During my time with patients at Newcastle University we explored words that represent how they felt about Mitochondrial Disease. The list of words that they produced was very powerful and emotive. You can see some of the resulting work they produced during my engagement sessions with them here.
I wanted to find a way of presenting a selection of the words they came up with and I decided to use a technique that I used in a previous installation called ICARUS. The Icarus installation created a very emotive response to my work, and made me realise how powerful art installations can be, and that the power of an individual word can evoke a very personal response to the work I create.
It was important to find a way of engageing my audience in an emotive way. Science is seen by many as a logical, data driven discipline, and as I worked with scientists and patients it became apparent that for obvious reasons patients health and wellbeing had great emotional impacts upon the patients as individuals and within family groups.
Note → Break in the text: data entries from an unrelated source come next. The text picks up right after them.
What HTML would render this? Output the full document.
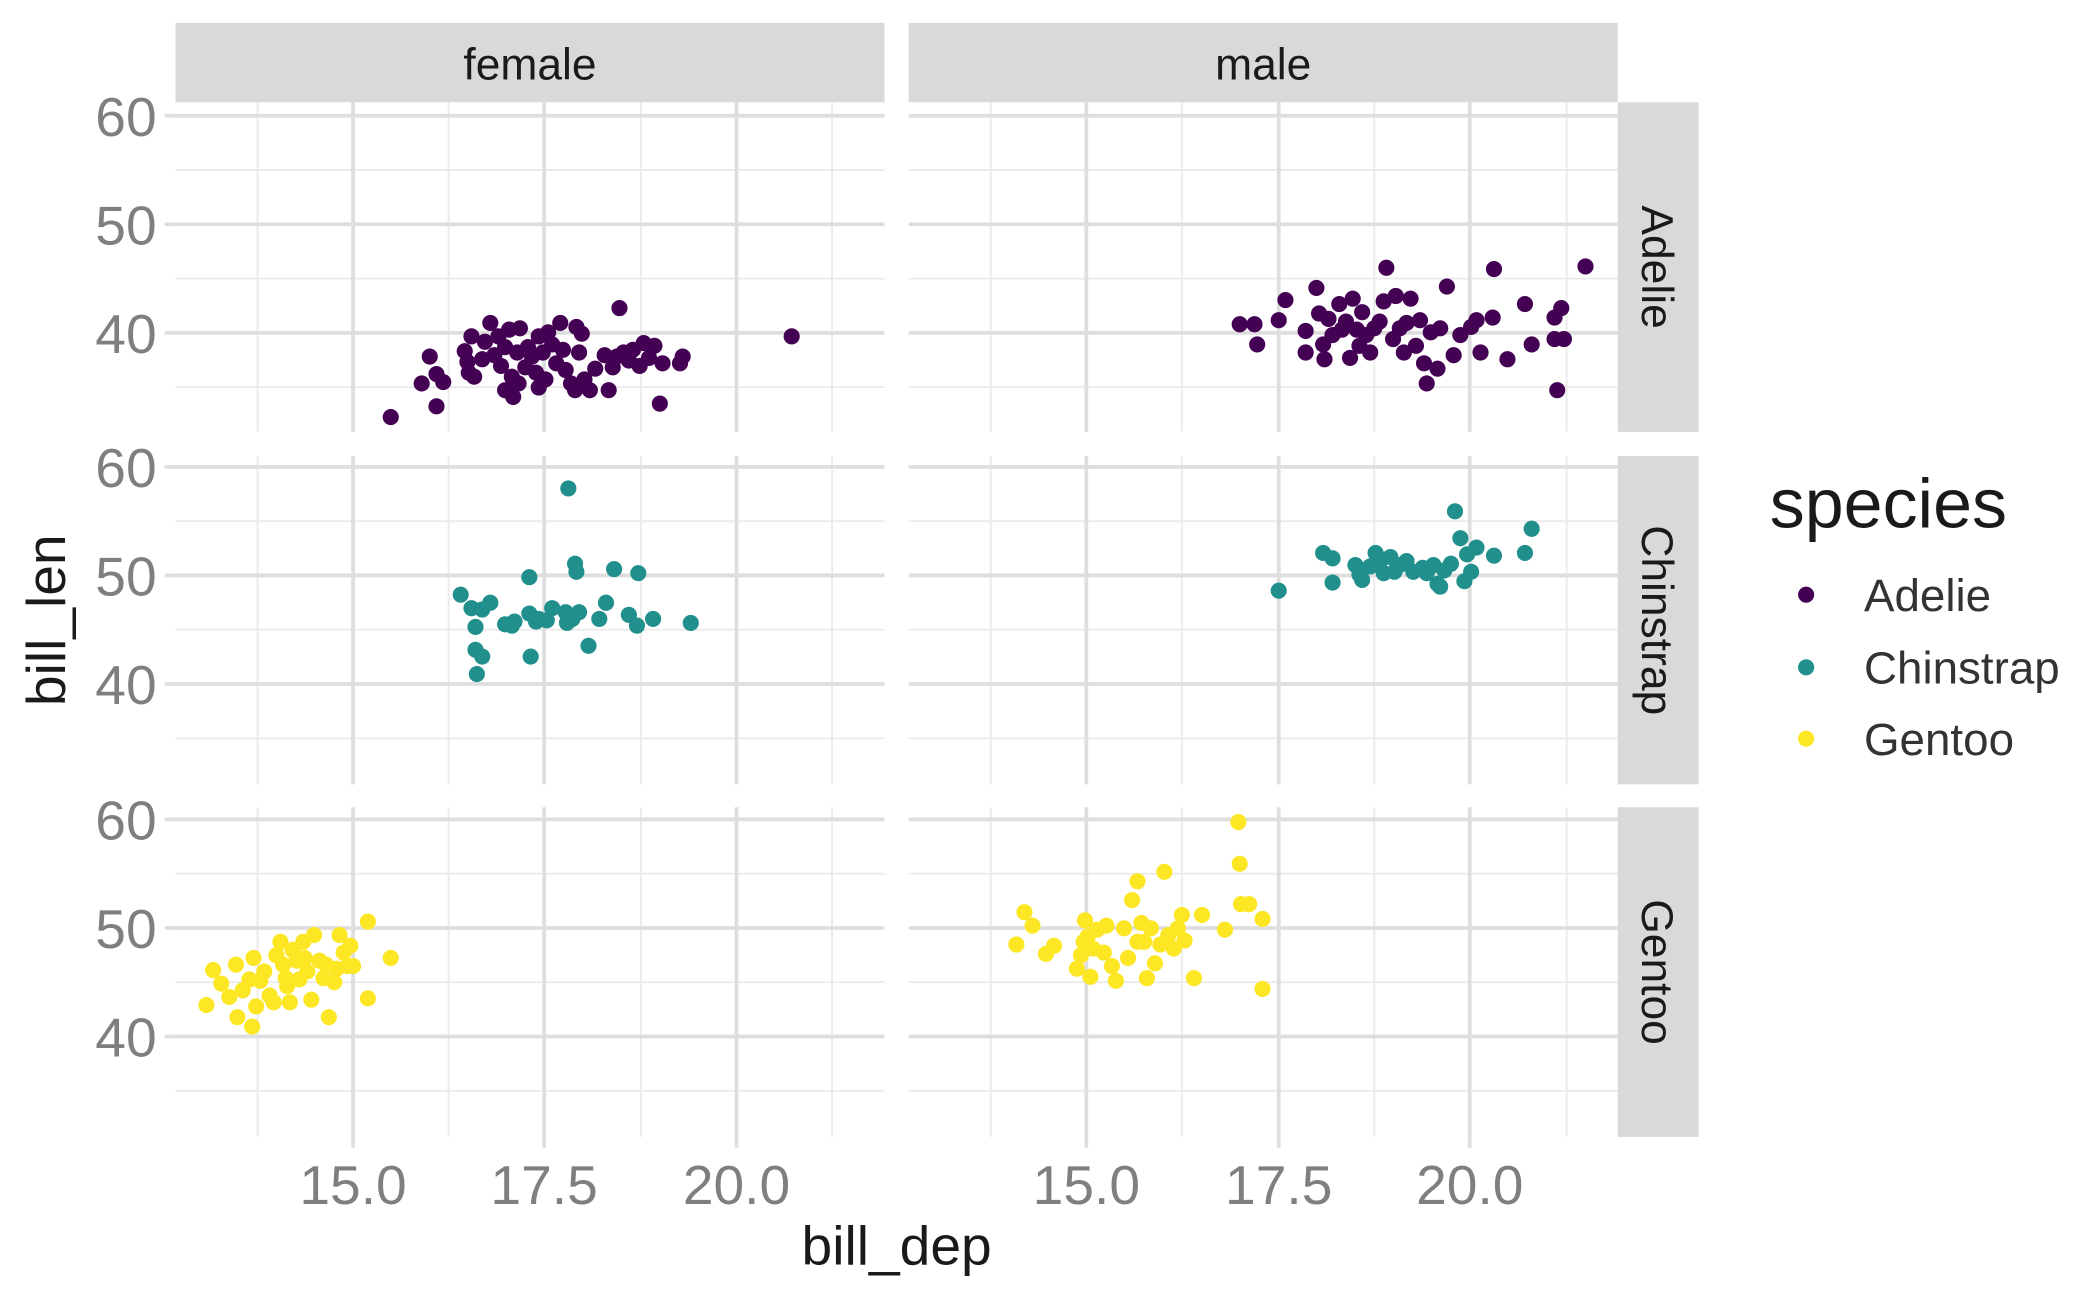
<!DOCTYPE html>
<html><head><meta charset="utf-8"><style>
html,body{margin:0;padding:0;background:#fff}
svg{display:block}
text{font-family:"Liberation Sans",sans-serif}
</style></head><body>
<svg id="s" width="2100" height="1297" viewBox="0 0 1560 964" xmlns="http://www.w3.org/2000/svg">
<rect width="1560" height="964" fill="#fff"/>
<g id="grid"></g>
<g id="pts"></g>
<rect x="130" y="17" width="527" height="59" fill="#d9d9d9"/>
<rect x="675" y="17" width="527" height="59" fill="#d9d9d9"/>
<text x="393.5" y="59" font-size="33" text-anchor="middle" fill="#1a1a1a">female</text>
<text x="938.5" y="59" font-size="33" text-anchor="middle" fill="#1a1a1a">male</text>
<rect x="1202" y="76" width="60" height="245" fill="#d9d9d9"/>
<rect x="1202" y="339" width="60" height="244" fill="#d9d9d9"/>
<rect x="1202" y="600" width="60" height="245" fill="#d9d9d9"/>
<text transform="translate(1220,198.5) rotate(90)" font-size="33" text-anchor="middle" fill="#1a1a1a">Adelie</text>
<text transform="translate(1220,461) rotate(90)" font-size="33" text-anchor="middle" fill="#1a1a1a">Chinstrap</text>
<text transform="translate(1220,722.5) rotate(90)" font-size="33" text-anchor="middle" fill="#1a1a1a">Gentoo</text>
<g id="ticks" font-size="41" fill="#7f7f7f"></g>
<text x="666" y="940" font-size="41" text-anchor="middle" fill="#1a1a1a">bill_dep</text>
<text transform="translate(48,461) rotate(-90)" font-size="41" text-anchor="middle" fill="#1a1a1a">bill_len</text>
<text x="1315" y="392" font-size="52" fill="#1a1a1a">species</text>
<circle cx="1342" cy="442" r="6" fill="#440154"/>
<circle cx="1342" cy="496" r="6" fill="#21908C"/>
<circle cx="1342" cy="549" r="6" fill="#FDE725"/>
<text x="1385" y="454" font-size="34" fill="#333">Adelie</text>
<text x="1385" y="508" font-size="34" fill="#333">Chinstrap</text>
<text x="1385" y="561" font-size="34" fill="#333">Gentoo</text>
</svg>
<script>
var NS="http://www.w3.org/2000/svg";
function el(p,t,a,txt){var e=document.createElementNS(NS,t);for(var k in a)e.setAttribute(k,a[k]);if(txt)e.textContent=txt;p.appendChild(e);return e;}
var grid=document.getElementById('grid'),ticks=document.getElementById('ticks'),pts=document.getElementById('pts');
var cols=[{x0:130,x1:657,maj:[262,404,547],min:[191,333,476,618]},{x0:675,x1:1202,maj:[807,950,1092],min:[736,878,1021,1164]}];
var rows=[{y0:76,y1:321,y60:86},{y0:339,y1:583,y60:347},{y0:600,y1:845,y60:609}];
rows.forEach(function(r,ri){
 var u=8.07;
 cols.forEach(function(c){
  [55,45,35].forEach(function(v){var y=r.y60+(60-v)*u;el(grid,'line',{x1:c.x0,x2:c.x1,y1:y,y2:y,stroke:'#ebebeb','stroke-width':1.4});});
  c.min.forEach(function(x){el(grid,'line',{x1:x,x2:x,y1:r.y0,y2:r.y1,stroke:'#ebebeb','stroke-width':1.4});});
  [60,50,40].forEach(function(v){var y=r.y60+(60-v)*u;el(grid,'line',{x1:c.x0,x2:c.x1,y1:y,y2:y,stroke:'#dedede','stroke-width':2.8});});
  c.maj.forEach(function(x){el(grid,'line',{x1:x,x2:x,y1:r.y0,y2:r.y1,stroke:'#dedede','stroke-width':2.8});});
 });
 [60,50,40].forEach(function(v){var y=r.y60+(60-v)*u;el(grid,'line',{x1:122,x2:130,y1:y,y2:y,stroke:'#dedede','stroke-width':2.8});
  el(ticks,'text',{x:116,y:y+15,'text-anchor':'end'},String(v));});
});
cols.forEach(function(c){['15.0','17.5','20.0'].forEach(function(l,i){el(grid,'line',{x1:c.maj[i],x2:c.maj[i],y1:845,y2:853,stroke:'#dedede','stroke-width':2.8});el(ticks,'text',{x:c.maj[i],y:895,'text-anchor':'middle'},l);});});
var A='#440154',C='#21908C',G='#FDE725';
var data=[[A,[290,310,319,265,324,302,313,285,324,278,329,284,347,269,348,277,345,261,352,280,350,250,358,267,360,254,364,240,367,264,370,250,372,272,375,258,378,245,380,280,381,295,384,262,386,244,390,273,392,258,395,265,398,277,400,250,403,262,405,282,407,247,410,256,413,270,416,240,418,260,420,275,424,285,428,243,430,262,432,248,434,282,438,290,442,274,449,264,452,290,455,273,458,265,460,229,463,262,467,268,470,260,475,272,478,255,482,266,486,257,490,300,492,270,505,270,507,265,588,250,375,290,385,285,400,288,427,290]],
[A,[921,241,932,241,934,256,950,238,955,223,970,246,978,214,980,233,983,256,984,267,987,237,990,249,995,226,997,245,1000,239,1003,266,1005,222,1008,245,1012,232,1015,249,1018,262,1021,244,1025,239,1028,224,1030,199,1035,252,1037,220,1040,244,1043,262,1045,240,1048,222,1052,257,1055,238,1058,270,1060,285,1063,247,1068,274,1070,244,1075,213,1080,264,1085,249,1093,243,1097,238,1100,262,1109,236,1110,200,1120,267,1133,226,1138,256,1155,236,1157,290,1160,229,1162,252,1178,198,1155,252,970,262,1010,257]],
[C,[342,442,350,452,353,466,353,483,354,501,358,488,358,453,364,448,375,464,382,462,393,429,394,488,393,456,398,462,406,461,410,452,420,455,421,463,422,363,427,419,428,425,430,455,437,480,445,460,450,448,456,423,467,457,473,465,474,426,485,460,513,463,400,460,425,460,380,465]],
[C,[950,439,983,411,990,415,990,433,1007,420,1010,427,1012,431,1018,421,1022,411,1025,418,1028,426,1033,414,1036,425,1040,420,1045,417,1057,422,1060,426,1065,420,1068,434,1070,436,1073,424,1078,419,1081,380,1085,400,1088,432,1090,412,1093,425,1097,407,1110,413,1133,411,1138,393,1050,425]],
[G,[153,747,158,721,164,731,170,741,175,717,176,756,180,736,185,728,187,763,188,712,190,748,193,729,196,722,200,740,203,745,205,710,208,700,210,717,212,727,215,745,217,706,220,714,222,728,225,700,228,722,231,743,233,695,237,714,240,727,242,717,244,756,248,730,250,720,252,695,255,708,258,718,260,703,262,718,273,685,273,742,290,712,213,733,226,712]],
[G,[755,702,761,678,767,688,777,709,783,703,800,720,803,710,806,684,808,696,810,726,812,705,815,691,820,708,822,688,826,718,829,729,835,690,838,712,841,669,845,655,848,686,850,700,852,727,855,690,858,716,862,702,865,648,868,695,872,705,875,690,878,680,880,699,887,727,893,680,910,691,920,611,921,642,922,672,928,672,938,683,938,735,805,700,845,700]]];
data.forEach(function(d){for(var i=0;i<d[1].length;i+=2)el(pts,'circle',{cx:d[1][i],cy:d[1][i+1],r:6,fill:d[0]});});
</script>
</body></html>
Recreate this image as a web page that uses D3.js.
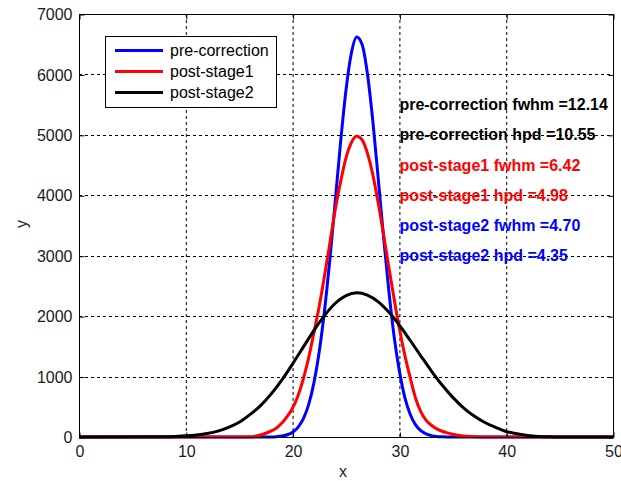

It was therefore no surprise that the scientists that were working with these patients could not help but have some sort of emotional connection to the patients and what they were experiencing.
You may be wondering why feathers would be my chosen canvas for these significant words. Well for me feathers represent so many things, and it is why they are a recurring material used within my work. For some they represent spirituality, a communion with another world. Some people believe that if you see a white feather then it is a message from your guardian angel, or a loved one that has passed away, to make you feel that you are watched over and protected. I think the white fetaher also symbolises freedom and flight, but I also love the concept of the quill an old fashioned writing tool made from a feather which is used to communicate. All of these concepts are flying around for me when I use feathers within within my work.